Les terrains publics pour des intérêts collectifs
Il est temps – plus que temps ! – de déconstruire le discours des promoteurs affirmant que leurs grands projets immobiliers sont LA réponse à la crise du logement, à l’étalement urbain et à ses impacts sur la crise climatique. Leur discours d’écoblanchiment ne favorise en rien la résilience face aux changements climatiques, pas plus qu’il ne permet d’espérer l’accroissement du nombre de logements adaptés aux besoins réels.
C’est plutôt le contraire : malgré 20 ans de construction effrénée dans la métropole, la crise est plus aiguë qu’en 2001. Il est temps de changer de modèle, de leur retirer leur pouvoir et de les soumettre à des intérêts collectifs.
Nous devons maintenir les terrains publics du bassin Peel en dehors du marché spéculatif pour y développer un milieu de vie à échelle humaine, avec un grand chantier de logements sociaux et communautaires, des services de proximité, des équipements collectifs, des parcs et des espaces verts publics.
Le réseau communautaire de Pointe-Saint-Charles appelle donc les trois paliers de gouvernement à exercer leurs pouvoirs respectifs.

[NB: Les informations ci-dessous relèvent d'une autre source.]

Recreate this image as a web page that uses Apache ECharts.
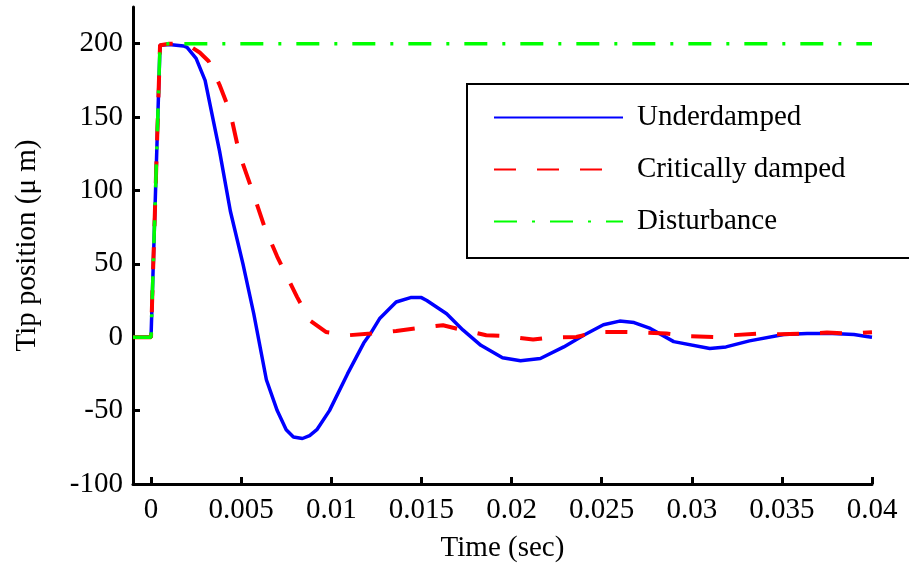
<!DOCTYPE html>
<html>
<head>
<meta charset="utf-8">
<script src="https://cdn.jsdelivr.net/npm/echarts@6/dist/echarts.min.js"></script>
<style>
  html, body { margin: 0; padding: 0; background: #fff; overflow: hidden; }
  #chart { width: 909px; height: 575px; }
</style>
</head>
<body>
<div id="chart"></div>
<script>
// values (time in sec, tip position in um)
var timeUnder = [-0.001, 0, 0.0005, 0.001, 0.0018, 0.002, 0.0025, 0.003, 0.0033, 0.0038, 0.0044,
  0.0051, 0.0057, 0.0064, 0.007, 0.0075, 0.0079, 0.0084, 0.0088, 0.0092, 0.0099, 0.0109,
  0.0118, 0.0122, 0.0127, 0.0136, 0.0144, 0.015, 0.0153, 0.0164, 0.0173, 0.0183, 0.0195,
  0.0205, 0.0216, 0.0229, 0.024, 0.0251, 0.026, 0.0268, 0.0277, 0.029, 0.031, 0.0319,
  0.0332, 0.0351, 0.0364, 0.0378, 0.039, 0.0397, 0.04];
var posUnder = [0, 0, 199, 199.5, 198.5, 197.5, 190, 175, 157, 127, 86,
  50, 16, -29, -50, -63, -68, -69, -67, -63, -50, -25,
  -4, 3, 13, 24, 27, 27, 25, 16, 5, -5.5, -14,
  -16, -14.5, -6.6, 1.4, 8.5, 11, 10, 6, -3, -7.7, -6.6,
  -2.5, 1.8, 2.5, 2.5, 1.8, 0.5, 0];

var timeCrit = [-0.001, 0, 0.0005, 0.001, 0.0015, 0.0022, 0.0027, 0.0032, 0.0038, 0.0044,
  0.0049, 0.0057, 0.0063, 0.007, 0.0081, 0.0088, 0.0097, 0.011, 0.0122, 0.0136, 0.0147,
  0.0162, 0.0173, 0.0186, 0.0197, 0.0212, 0.0221, 0.0236, 0.0247, 0.0261, 0.0273, 0.0286,
  0.0299, 0.0312, 0.0323, 0.0338, 0.0349, 0.0364, 0.0375, 0.0388, 0.04];
var posCrit = [0, 0, 199, 200, 200, 198, 194, 188, 172, 153,
  125, 97, 75, 55, 27.5, 11.6, 3.6, 1.4, 2.5, 4.3, 6,
  8.2, 4.8, 1.4, 0.7, -1.6, -0.2, 0.2, 3.6, 3.6, 3.2, 2.5,
  0.7, 0.2, 1.4, 2.5, 2, 2.5, 3.2, 2.5, 3.4];

var timeDist = [-0.001, 0, 0.0005, 0.04];
var posDist = [0, 0, 200, 200];

var xTicks = [0, 0.005, 0.01, 0.015, 0.02, 0.025, 0.03, 0.035, 0.04];
var yTicks = [-100, -50, 0, 50, 100, 150, 200];

function zip(xs, ys) {
  return xs.map(function (x, i) { return [x, ys[i]]; });
}

var font = "'Liberation Serif', 'Times New Roman', serif";
var chart = echarts.init(document.getElementById('chart'));

chart.setOption({
  animation: false,
  backgroundColor: '#fff',
  textStyle: { fontFamily: font, color: '#000' },
  grid: { left: 133, right: 37, top: 7, bottom: 91 },
  // legend frame is open on the right, it runs off the figure edge
  graphic: [{
    type: 'polyline',
    z: 3,
    shape: { points: [[1000, 84], [467, 84], [467, 258], [1000, 258]] },
    style: { fill: 'none', stroke: '#000', lineWidth: 2 }
  }],
  xAxis: {
    type: 'value',
    min: -0.001,
    max: 0.04,
    name: 'Time (sec)',
    nameLocation: 'middle',
    nameGap: 50,
    nameTextStyle: { fontFamily: font, fontSize: 29, color: '#000' },
    axisLine: { show: true, onZero: false, lineStyle: { color: '#000', width: 3 } },
    axisTick: { show: true, inside: true, length: 7, customValues: xTicks, lineStyle: { color: '#000', width: 3 } },
    axisLabel: {
      customValues: xTicks, margin: 12, fontFamily: font, fontSize: 29, color: '#000',
      formatter: function (v) { return String(v); }
    },
    splitLine: { show: false }
  },
  yAxis: {
    type: 'value',
    min: -100,
    max: 225,
    name: 'Tip position (μ m)',
    nameLocation: 'middle',
    nameGap: 91,
    nameTextStyle: { fontFamily: font, fontSize: 29, color: '#000' },
    axisLine: { show: true, onZero: false, lineStyle: { color: '#000', width: 3 } },
    axisTick: { show: true, inside: true, length: 7, customValues: yTicks, lineStyle: { color: '#000', width: 3 } },
    axisLabel: {
      customValues: yTicks, margin: 10, fontFamily: font, fontSize: 29, color: '#000',
      formatter: function (v) { return String(v); }
    },
    splitLine: { show: false }
  },
  legend: {
    orient: 'vertical',
    left: 467,
    top: 84,
    z: 5,
    padding: [19, 20, 18, 26],
    itemWidth: 129,
    itemHeight: 30,
    itemGap: 23,
    borderWidth: 0,
    itemStyle: { opacity: 0, borderWidth: 0 },
    textStyle: { fontFamily: font, fontSize: 29, color: '#000', padding: [0, 0, 0, 9] },
    data: ['Underdamped', 'Critically damped', 'Disturbance']
  },
  series: [
    {
      name: 'Underdamped',
      type: 'line',
      showSymbol: false,
      symbol: 'none',
      data: zip(timeUnder, posUnder),
      lineStyle: { color: '#0000ff', width: 3.5 },
      itemStyle: { color: '#0000ff' }
    },
    {
      name: 'Critically damped',
      type: 'line',
      showSymbol: false,
      symbol: 'none',
      data: zip(timeCrit, posCrit),
      lineStyle: { color: '#ff0000', width: 4, type: [22, 21] },
      itemStyle: { color: '#ff0000' }
    },
    {
      name: 'Disturbance',
      type: 'line',
      showSymbol: false,
      symbol: 'none',
      data: zip(timeDist, posDist),
      lineStyle: { color: '#00ff00', width: 3.5, type: [23, 15, 3, 15] },
      itemStyle: { color: '#00ff00' }
    }
  ]
});
</script>
</body>
</html>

Qu’ils ne vendent pas à des intérêts privés des terrains déjà payés par la collectivité ; qu’ils financent adéquatement un programme ambitieux de logements sociaux sans but lucratif ; qu’ils énoncent un plan directeur novateur qui permette la résilience collective face à la crise climatique.
Nous appelons aussi les fonds syndicaux à refuser de contribuer à la privatisation de ces terrains publics et à axer leur stratégie d’investissement sur le développement social de notre richesse collective.